EXERCISE PROMPT — Beneath this line sits some data. Return only its lines from the one holding "Rebuild this chart" through the one holding "const titleText = 'PIC DE CONSOMMATION';", inclusive, exactly, with the images removed.

SUPPLIED RECORDS —
# # # # #

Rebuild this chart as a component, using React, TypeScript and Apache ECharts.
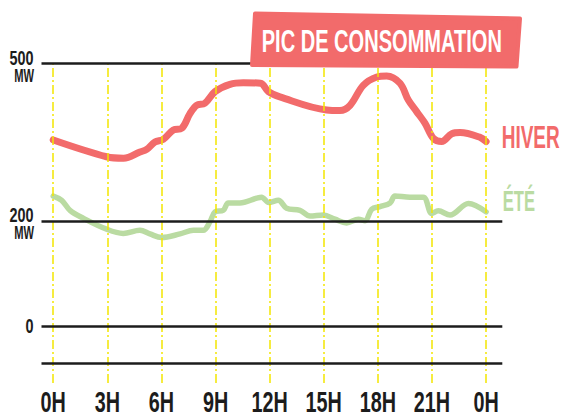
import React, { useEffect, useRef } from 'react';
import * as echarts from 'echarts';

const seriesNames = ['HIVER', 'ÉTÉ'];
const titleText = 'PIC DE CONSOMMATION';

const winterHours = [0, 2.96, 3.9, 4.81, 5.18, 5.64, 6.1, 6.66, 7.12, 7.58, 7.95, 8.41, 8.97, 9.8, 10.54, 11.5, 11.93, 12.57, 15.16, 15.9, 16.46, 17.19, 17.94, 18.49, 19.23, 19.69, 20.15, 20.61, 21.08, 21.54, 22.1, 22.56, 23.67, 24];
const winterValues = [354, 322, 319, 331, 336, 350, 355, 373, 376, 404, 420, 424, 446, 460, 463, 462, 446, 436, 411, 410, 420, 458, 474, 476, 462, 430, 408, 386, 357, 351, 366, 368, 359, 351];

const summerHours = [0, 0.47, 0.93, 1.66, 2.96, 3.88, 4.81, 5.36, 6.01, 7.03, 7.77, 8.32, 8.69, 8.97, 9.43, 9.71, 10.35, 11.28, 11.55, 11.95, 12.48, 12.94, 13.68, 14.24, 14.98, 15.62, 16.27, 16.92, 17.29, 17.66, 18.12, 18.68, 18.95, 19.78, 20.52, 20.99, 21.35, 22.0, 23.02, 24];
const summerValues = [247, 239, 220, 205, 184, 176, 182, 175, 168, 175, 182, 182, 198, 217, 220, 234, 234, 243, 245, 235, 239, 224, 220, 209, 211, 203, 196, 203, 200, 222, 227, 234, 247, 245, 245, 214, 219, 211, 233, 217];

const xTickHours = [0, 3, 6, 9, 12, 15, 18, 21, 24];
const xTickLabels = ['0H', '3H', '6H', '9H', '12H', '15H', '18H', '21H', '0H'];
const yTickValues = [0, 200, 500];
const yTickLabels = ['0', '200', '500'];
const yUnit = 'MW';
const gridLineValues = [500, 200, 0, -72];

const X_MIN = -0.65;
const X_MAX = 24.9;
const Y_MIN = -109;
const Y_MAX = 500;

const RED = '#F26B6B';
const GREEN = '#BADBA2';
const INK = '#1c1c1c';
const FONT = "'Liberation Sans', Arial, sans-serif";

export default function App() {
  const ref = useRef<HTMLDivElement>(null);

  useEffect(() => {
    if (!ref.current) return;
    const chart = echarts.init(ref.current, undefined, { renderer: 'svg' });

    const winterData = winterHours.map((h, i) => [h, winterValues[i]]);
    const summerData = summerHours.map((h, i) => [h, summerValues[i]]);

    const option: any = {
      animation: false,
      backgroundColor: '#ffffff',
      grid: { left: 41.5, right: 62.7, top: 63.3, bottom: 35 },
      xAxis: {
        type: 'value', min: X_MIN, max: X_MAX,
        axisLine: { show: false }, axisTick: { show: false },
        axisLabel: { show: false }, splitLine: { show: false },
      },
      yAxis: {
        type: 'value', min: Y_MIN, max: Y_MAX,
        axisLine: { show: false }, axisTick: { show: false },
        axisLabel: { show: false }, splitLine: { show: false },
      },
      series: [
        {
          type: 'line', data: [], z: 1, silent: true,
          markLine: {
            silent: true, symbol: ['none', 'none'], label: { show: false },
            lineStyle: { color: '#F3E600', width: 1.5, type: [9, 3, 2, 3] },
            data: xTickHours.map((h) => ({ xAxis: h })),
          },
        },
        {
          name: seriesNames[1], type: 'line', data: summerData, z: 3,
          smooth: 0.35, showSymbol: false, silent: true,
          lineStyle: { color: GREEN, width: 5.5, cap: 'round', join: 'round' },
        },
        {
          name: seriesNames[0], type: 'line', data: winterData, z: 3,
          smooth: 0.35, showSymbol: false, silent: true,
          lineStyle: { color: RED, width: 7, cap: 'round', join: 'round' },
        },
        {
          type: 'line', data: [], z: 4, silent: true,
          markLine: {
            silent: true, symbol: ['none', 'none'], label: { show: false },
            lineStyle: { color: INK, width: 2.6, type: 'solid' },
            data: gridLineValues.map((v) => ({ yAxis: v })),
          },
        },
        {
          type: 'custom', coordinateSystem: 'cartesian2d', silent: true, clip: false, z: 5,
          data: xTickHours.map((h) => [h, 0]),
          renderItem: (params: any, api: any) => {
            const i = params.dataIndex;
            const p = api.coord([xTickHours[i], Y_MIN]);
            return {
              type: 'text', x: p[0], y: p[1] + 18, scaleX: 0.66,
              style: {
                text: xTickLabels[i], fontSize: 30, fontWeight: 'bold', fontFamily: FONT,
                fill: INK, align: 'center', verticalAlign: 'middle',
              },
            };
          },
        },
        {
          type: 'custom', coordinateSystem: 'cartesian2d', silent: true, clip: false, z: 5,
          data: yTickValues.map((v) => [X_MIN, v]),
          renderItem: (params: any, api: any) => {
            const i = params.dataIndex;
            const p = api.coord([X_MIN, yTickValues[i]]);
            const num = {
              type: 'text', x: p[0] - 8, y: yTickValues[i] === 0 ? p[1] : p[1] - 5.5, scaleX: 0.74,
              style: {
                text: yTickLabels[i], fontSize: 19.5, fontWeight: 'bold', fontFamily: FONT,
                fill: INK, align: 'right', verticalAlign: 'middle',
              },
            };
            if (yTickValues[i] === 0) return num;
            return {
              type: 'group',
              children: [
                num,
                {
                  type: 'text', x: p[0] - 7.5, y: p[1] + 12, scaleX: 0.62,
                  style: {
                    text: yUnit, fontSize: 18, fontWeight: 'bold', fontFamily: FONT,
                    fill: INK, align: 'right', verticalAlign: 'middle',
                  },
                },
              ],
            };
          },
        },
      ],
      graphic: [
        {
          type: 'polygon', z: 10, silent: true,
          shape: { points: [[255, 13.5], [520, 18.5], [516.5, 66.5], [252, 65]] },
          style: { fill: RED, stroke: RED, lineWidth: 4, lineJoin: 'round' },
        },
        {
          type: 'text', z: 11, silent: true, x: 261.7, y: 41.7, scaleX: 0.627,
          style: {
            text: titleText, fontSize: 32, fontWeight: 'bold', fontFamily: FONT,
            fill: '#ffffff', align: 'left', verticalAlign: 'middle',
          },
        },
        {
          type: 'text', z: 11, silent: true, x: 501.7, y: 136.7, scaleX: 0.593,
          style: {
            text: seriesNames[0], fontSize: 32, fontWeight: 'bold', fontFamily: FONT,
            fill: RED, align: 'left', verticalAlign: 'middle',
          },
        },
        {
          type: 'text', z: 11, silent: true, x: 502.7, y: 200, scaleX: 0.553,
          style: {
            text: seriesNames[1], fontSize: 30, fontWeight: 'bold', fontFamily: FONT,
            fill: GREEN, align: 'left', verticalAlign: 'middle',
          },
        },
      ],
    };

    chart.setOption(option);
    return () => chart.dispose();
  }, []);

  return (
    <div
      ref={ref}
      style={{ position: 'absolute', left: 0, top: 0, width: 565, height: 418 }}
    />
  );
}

# # # # #

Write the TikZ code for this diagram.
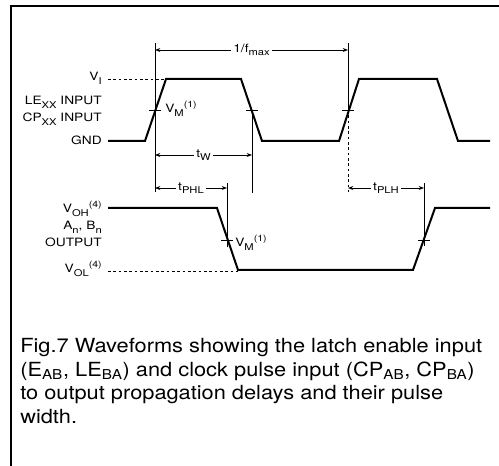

# # # # #

WRITTEN RESPONSE —
Rebuild this chart as a component, using React, TypeScript and Apache ECharts.
import React, { useEffect, useRef } from 'react';
import * as echarts from 'echarts';

const seriesNames = ['HIVER', 'ÉTÉ'];
const titleText = 'PIC DE CONSOMMATION';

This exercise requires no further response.